So far electrical cables are used only to transmit electricity. However, nanotechnology scientist and professor Jayan Thomas and his Ph.D. student Zenan Yu have developed a way to both transmit and store electricity in a single lightweight copper wire.
Their work is the focus of the cover story of the June 30 issue of the material science journal Advanced Materials and Nature has published a discussion about this technology in the current issue.
"It's an interesting idea," Thomas said. "When we did it and started talking about it, everyone we talked to said, "Hmm, never thought of that. It's unique.'"
Copper wire is the starting point but eventually, Thomas said, as the technology improves, special fibers could also be developed with nanostructures to conduct and store energy.
More immediate applications could be seen in the design and development of electrical vehicles, space-launch vehicles and portable electronic devices. By being able to store and conduct energy on the same wire, heavy, space-consuming batteries could become a thing of the past. It is possible to further miniaturize the electronic devices or the space that has been previously used for batteries could be used for other purposes. In the case of launch vehicles, that could potentially lighten the load, making launches less costly, Thomas said.

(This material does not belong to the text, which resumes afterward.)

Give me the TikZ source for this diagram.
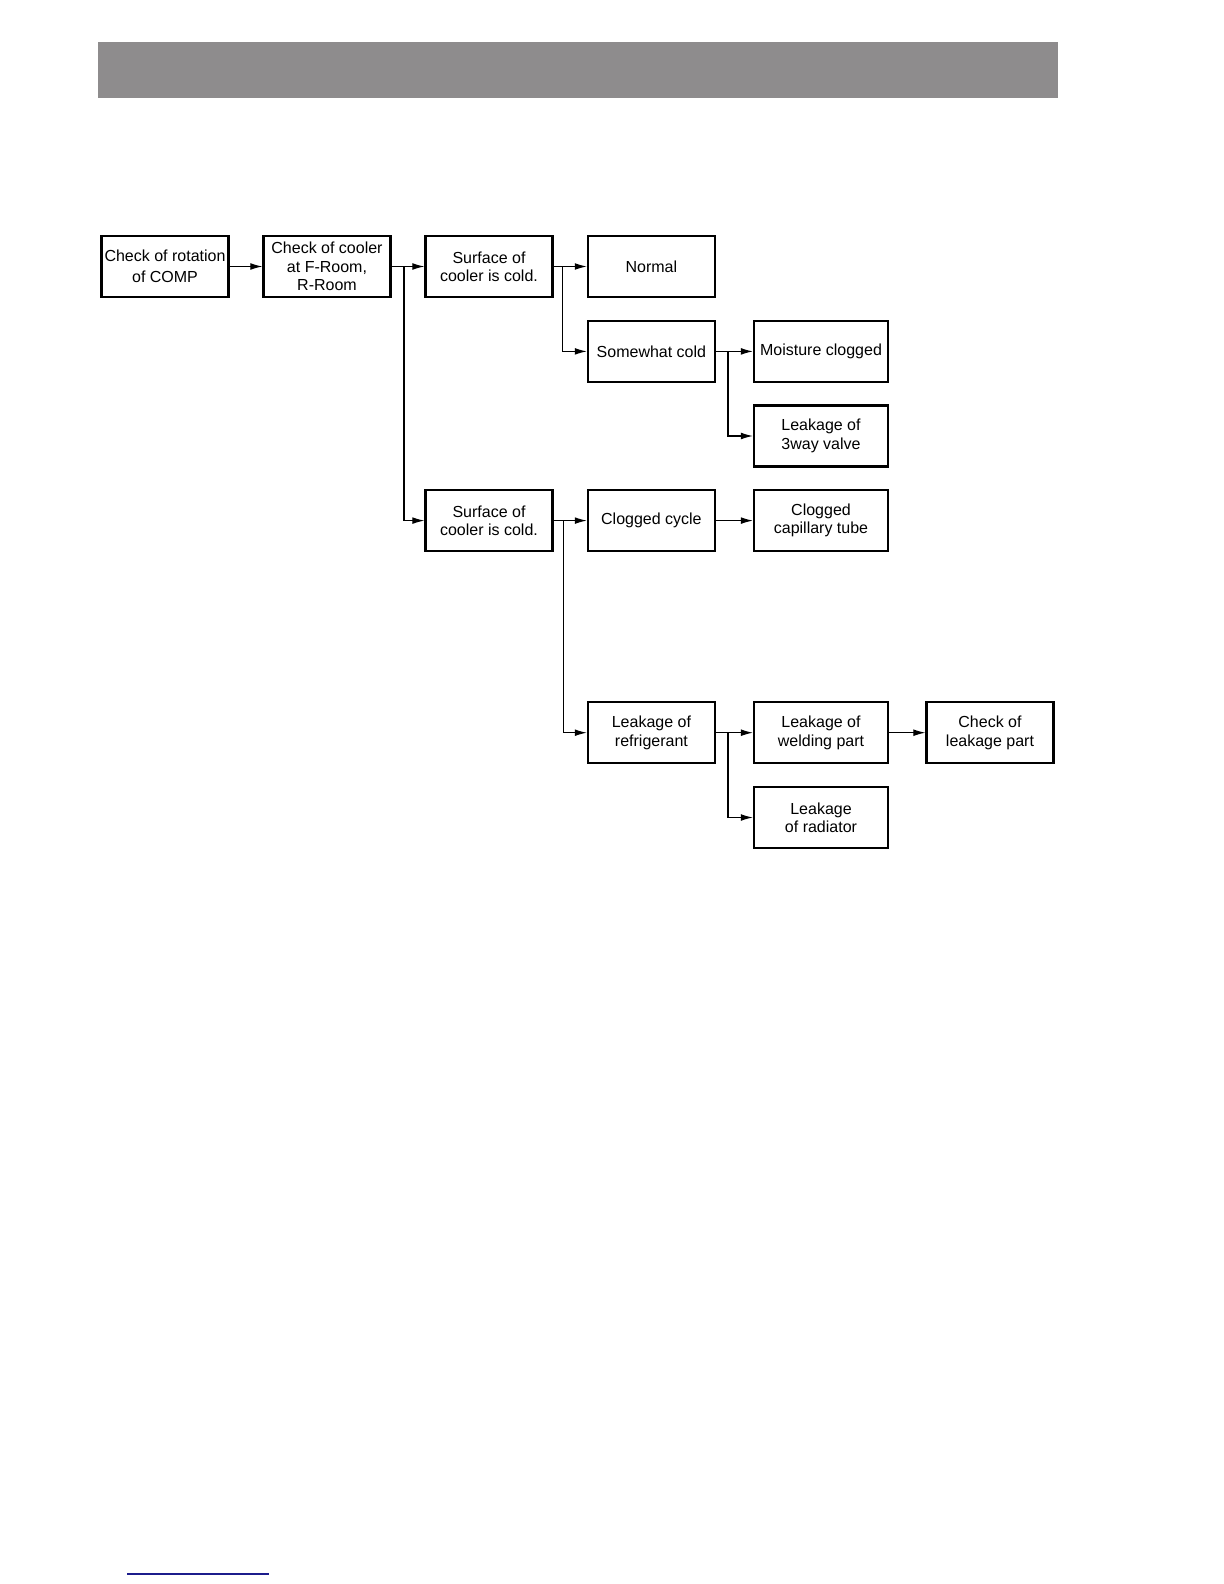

Thomas and his team began with a single copper wire. Then they grew a layer of nanowhiskers on the outer surface of the copper wire. These whiskers were then treated with a special alloy, which created an electrode. Two electrodes are needed for the powerful energy storage. So they had to figure out a way to create a second electrode.
They did it- this by adding a very thin plastic sheet around the whiskers and wrapping it around using a metal sheath (the second electrode) after generating nanowhiskers on it (the second electrode and outer covering). The layers were then glued together with a special gel. Because the nanowhisker layer is insulating, the inner copper wire retains its ability to channel electricity, the layers around the wire independently store powerful energy.
In other words, Thomas and his team created a supercapacitor on the outside of the copper wire. Supercapcitors store powerful energy, like that needed to start a vehicle or heavy-construction equipment.
Although more work needs to be done, Thomas said the technique should be transferable to other types of materials. That could lead to specially treated clothing fibers being able to hold enough power for big tasks. For example, if flexible solar cells and these fibers were used in tandem to make a jacket, it could be used independently to power electronic gadgets and other devices.
"It's very exciting," Thomas said. "We take it step by step. I love getting to the lab everyday, and seeing what we can come up with next. Sometimes things don't work out, but even those failures teach us a lot of things."
Yu is the co-author of the study. He works in Thomas' Nano Energy-Photonics Group. It conducts research focused primarily on nanostructured supercapacitors and Lithiuim-ion batteries, nanoarchitectured light-trapping solar cells, photorefractive polymers for 3D display applications, and nonlinear optical materials.